## Problem to solve
All of the data should be repeated exactly; pictures are not part of the copy.

## Material provided

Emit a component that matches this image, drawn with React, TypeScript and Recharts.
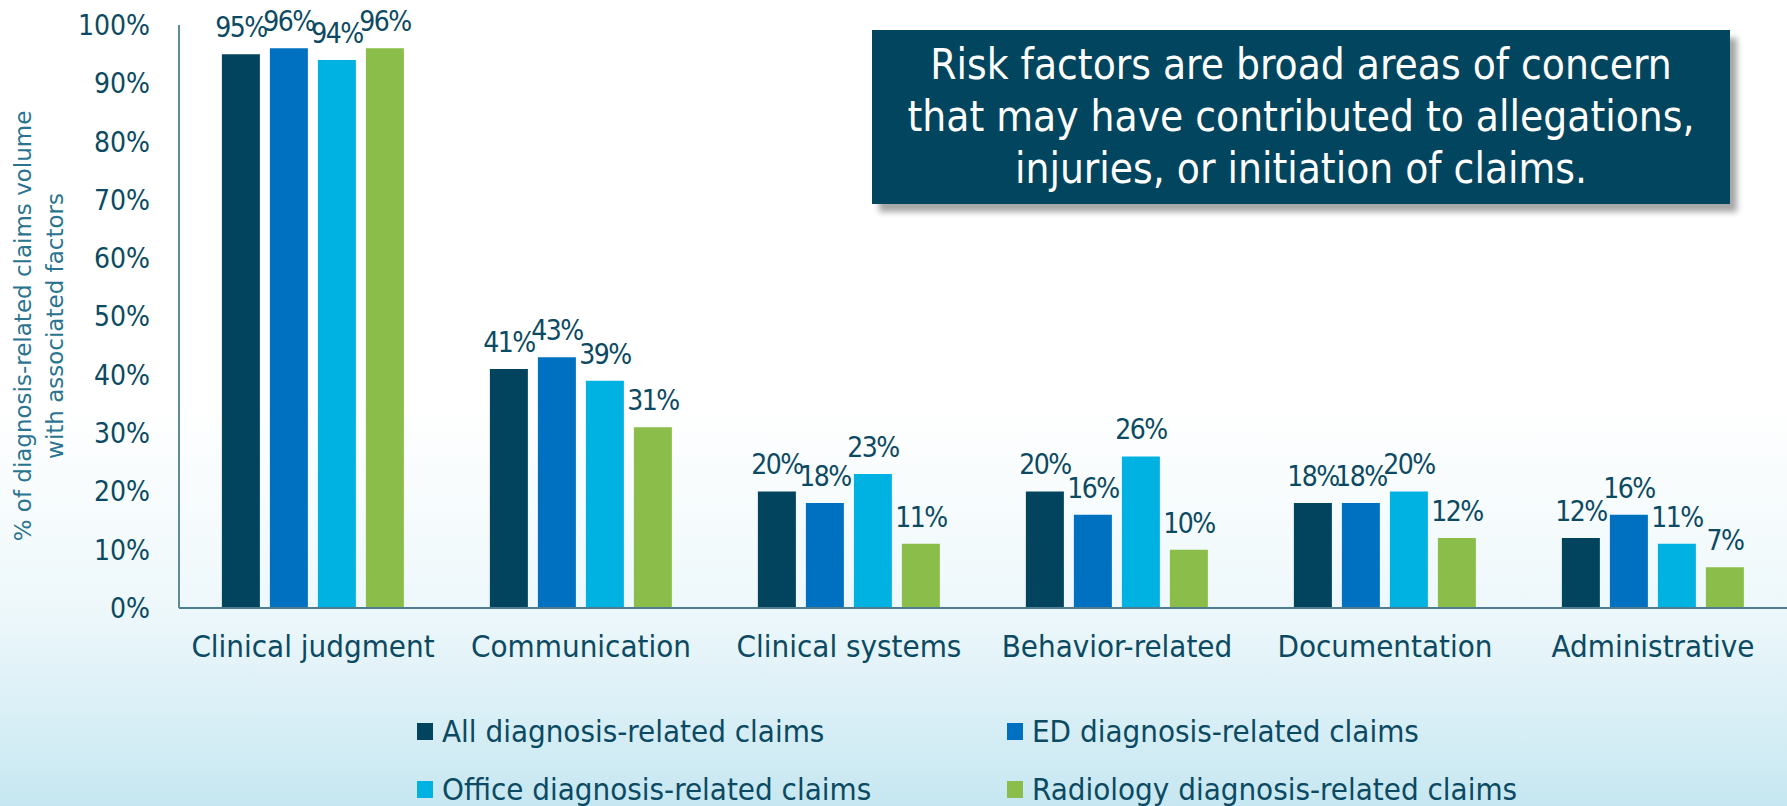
import { BarChart, Bar, XAxis, YAxis, LabelList } from "recharts";

const CATEGORIES = [
  "Clinical judgment",
  "Communication",
  "Clinical systems",
  "Behavior-related",
  "Documentation",
  "Administrative",
];

const ALL_CLAIMS = [95, 41, 20, 20, 18, 12];
const ED_CLAIMS = [96, 43, 18, 16, 18, 16];
const OFFICE_CLAIMS = [94, 39, 23, 26, 20, 11];
const RADIOLOGY_CLAIMS = [96, 31, 11, 10, 12, 7];

const Y_TICKS = [0, 10, 20, 30, 40, 50, 60, 70, 80, 90, 100];

const SERIES = [
  { key: "all", name: "All diagnosis-related claims", color: "#02445D", values: ALL_CLAIMS },
  { key: "ed", name: "ED diagnosis-related claims", color: "#0071C1", values: ED_CLAIMS },
  { key: "office", name: "Office diagnosis-related claims", color: "#00B2E2", values: OFFICE_CLAIMS },
  { key: "radiology", name: "Radiology diagnosis-related claims", color: "#8BBD4A", values: RADIOLOGY_CLAIMS },
];

const CALLOUT = [
  "Risk factors are broad areas of concern",
  "that may have contributed to allegations,",
  "injuries, or initiation of claims.",
];

const data = CATEGORIES.map((name, i) => {
  const row: Record<string, string | number> = { name };
  SERIES.forEach((s) => (row[s.key] = s.values[i]));
  return row;
});

const FONT = "'DejaVu Sans Condensed', 'DejaVu Sans', sans-serif";
const TEXT = "#0B4A62";

// two-line rotated axis title
const YTitle = () => (
  <g fontSize={23} fontFamily="'DejaVu Sans', sans-serif" fill="#2B7490">
    <text transform="translate(23, 326) rotate(-90)" textAnchor="middle" dominantBaseline="central">
      % of diagnosis-related claims volume
    </text>
    <text transform="translate(55, 326) rotate(-90)" textAnchor="middle" dominantBaseline="central">
      with associated factors
    </text>
  </g>
);

export default function App() {
  return (
    <div
      style={{
        position: "fixed",
        left: 0,
        top: 0,
        width: 1787,
        height: 806,
        overflow: "hidden",
        fontFamily: FONT,
        background:
          "linear-gradient(to bottom, #ffffff 0%, #ffffff 50%, #eef8fb 75%, #dcf0f7 87%, #c6e7f1 100%)",
      }}
    >
      <BarChart
        width={1787}
        height={806}
        data={data}
        margin={{ top: 25, right: 0, bottom: 138, left: 0 }}
        barCategoryGap="16%"
        barGap={10}
      >
        <XAxis
          dataKey="name"
          height={60}
          axisLine={{ stroke: "#4F7D90", strokeWidth: 2 }}
          tickLine={false}
          tickSize={0}
          tickMargin={27}
          tick={{ fill: TEXT, fontSize: 31, fontFamily: FONT }}
        />
        <YAxis
          width={179}
          domain={[0, 100]}
          ticks={Y_TICKS}
          tickFormatter={(v: number) => `${v}%`}
          axisLine={{ stroke: "#5F8A9B", strokeWidth: 2 }}
          tickLine={false}
          tickSize={0}
          tickMargin={29}
          tick={{ fill: TEXT, fontSize: 28, fontFamily: FONT }}
          label={{ content: () => <YTitle /> }}
        />
        {SERIES.map((s) => (
          <Bar key={s.key} dataKey={s.key} name={s.name} fill={s.color} isAnimationActive={false}>
            <LabelList
              dataKey={s.key}
              position="top"
              offset={17}
              formatter={(v: number) => `${v}%`}
              style={{ fill: TEXT, fontSize: 28, fontFamily: FONT, letterSpacing: -1.5 }}
            />
          </Bar>
        ))}
      </BarChart>

      <div
        style={{
          position: "absolute",
          left: 872,
          top: 30,
          width: 858,
          height: 174,
          background: "#02455E",
          boxShadow: "7px 8px 6px rgba(0,0,0,0.35)",
          color: "#ffffff",
          fontSize: 42,
          lineHeight: "52px",
          textAlign: "center",
          display: "flex",
          flexDirection: "column",
          justifyContent: "center",
        }}
      >
        {CALLOUT.map((line) => (
          <div key={line}>{line}</div>
        ))}
      </div>

      <div
        style={{
          position: "absolute",
          left: 417,
          top: 715,
          display: "grid",
          gridTemplateColumns: "590px 590px",
          rowGap: 26,
          color: TEXT,
          fontSize: 31,
          lineHeight: "32px",
        }}
      >
        {SERIES.map((s) => (
          <div key={s.key} style={{ display: "flex", alignItems: "center", height: 32 }}>
            <span
              style={{ width: 16, height: 17, background: s.color, marginRight: 9, display: "inline-block" }}
            />
            {s.name}
          </div>
        ))}
      </div>
    </div>
  );
}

## Completed task
Emit a component that matches this image, drawn with React, TypeScript and Recharts.
import { BarChart, Bar, XAxis, YAxis, LabelList } from "recharts";

const CATEGORIES = [
  "Clinical judgment",
  "Communication",
  "Clinical systems",
  "Behavior-related",
  "Documentation",
  "Administrative",
];

const ALL_CLAIMS = [95, 41, 20, 20, 18, 12];
const ED_CLAIMS = [96, 43, 18, 16, 18, 16];
const OFFICE_CLAIMS = [94, 39, 23, 26, 20, 11];
const RADIOLOGY_CLAIMS = [96, 31, 11, 10, 12, 7];

const Y_TICKS = [0, 10, 20, 30, 40, 50, 60, 70, 80, 90, 100];

const SERIES = [
  { key: "all", name: "All diagnosis-related claims", color: "#02445D", values: ALL_CLAIMS },
  { key: "ed", name: "ED diagnosis-related claims", color: "#0071C1", values: ED_CLAIMS },
  { key: "office", name: "Office diagnosis-related claims", color: "#00B2E2", values: OFFICE_CLAIMS },
  { key: "radiology", name: "Radiology diagnosis-related claims", color: "#8BBD4A", values: RADIOLOGY_CLAIMS },
];

const CALLOUT = [
  "Risk factors are broad areas of concern",
  "that may have contributed to allegations,",
  "injuries, or initiation of claims.",
];

const data = CATEGORIES.map((name, i) => {
  const row: Record<string, string | number> = { name };
  SERIES.forEach((s) => (row[s.key] = s.values[i]));
  return row;
});

const FONT = "'DejaVu Sans Condensed', 'DejaVu Sans', sans-serif";
const TEXT = "#0B4A62";

// two-line rotated axis title
const YTitle = () => (
  <g fontSize={23} fontFamily="'DejaVu Sans', sans-serif" fill="#2B7490">
    <text transform="translate(23, 326) rotate(-90)" textAnchor="middle" dominantBaseline="central">
      % of diagnosis-related claims volume
    </text>
    <text transform="translate(55, 326) rotate(-90)" textAnchor="middle" dominantBaseline="central">
      with associated factors
    </text>
  </g>
);

export default function App() {
  return (
    <div
      style={{
        position: "fixed",
        left: 0,
        top: 0,
        width: 1787,
        height: 806,
        overflow: "hidden",
        fontFamily: FONT,
        background:
          "linear-gradient(to bottom, #ffffff 0%, #ffffff 50%, #eef8fb 75%, #dcf0f7 87%, #c6e7f1 100%)",
      }}
    >
      <BarChart
        width={1787}
        height={806}
        data={data}
        margin={{ top: 25, right: 0, bottom: 138, left: 0 }}
        barCategoryGap="16%"
        barGap={10}
      >
        <XAxis
          dataKey="name"
          height={60}
          axisLine={{ stroke: "#4F7D90", strokeWidth: 2 }}
          tickLine={false}
          tickSize={0}
          tickMargin={27}
          tick={{ fill: TEXT, fontSize: 31, fontFamily: FONT }}
        />
        <YAxis
          width={179}
          domain={[0, 100]}
          ticks={Y_TICKS}
          tickFormatter={(v: number) => `${v}%`}
          axisLine={{ stroke: "#5F8A9B", strokeWidth: 2 }}
          tickLine={false}
          tickSize={0}
          tickMargin={29}
          tick={{ fill: TEXT, fontSize: 28, fontFamily: FONT }}
          label={{ content: () => <YTitle /> }}
        />
        {SERIES.map((s) => (
          <Bar key={s.key} dataKey={s.key} name={s.name} fill={s.color} isAnimationActive={false}>
            <LabelList
              dataKey={s.key}
              position="top"
              offset={17}
              formatter={(v: number) => `${v}%`}
              style={{ fill: TEXT, fontSize: 28, fontFamily: FONT, letterSpacing: -1.5 }}
            />
          </Bar>
        ))}
      </BarChart>

      <div
        style={{
          position: "absolute",
          left: 872,
          top: 30,
          width: 858,
          height: 174,
          background: "#02455E",
          boxShadow: "7px 8px 6px rgba(0,0,0,0.35)",
          color: "#ffffff",
          fontSize: 42,
          lineHeight: "52px",
          textAlign: "center",
          display: "flex",
          flexDirection: "column",
          justifyContent: "center",
        }}
      >
        {CALLOUT.map((line) => (
          <div key={line}>{line}</div>
        ))}
      </div>

      <div
        style={{
          position: "absolute",
          left: 417,
          top: 715,
          display: "grid",
          gridTemplateColumns: "590px 590px",
          rowGap: 26,
          color: TEXT,
          fontSize: 31,
          lineHeight: "32px",
        }}
      >
        {SERIES.map((s) => (
          <div key={s.key} style={{ display: "flex", alignItems: "center", height: 32 }}>
            <span
              style={{ width: 16, height: 17, background: s.color, marginRight: 9, display: "inline-block" }}
            />
            {s.name}
          </div>
        ))}
      </div>
    </div>
  );
}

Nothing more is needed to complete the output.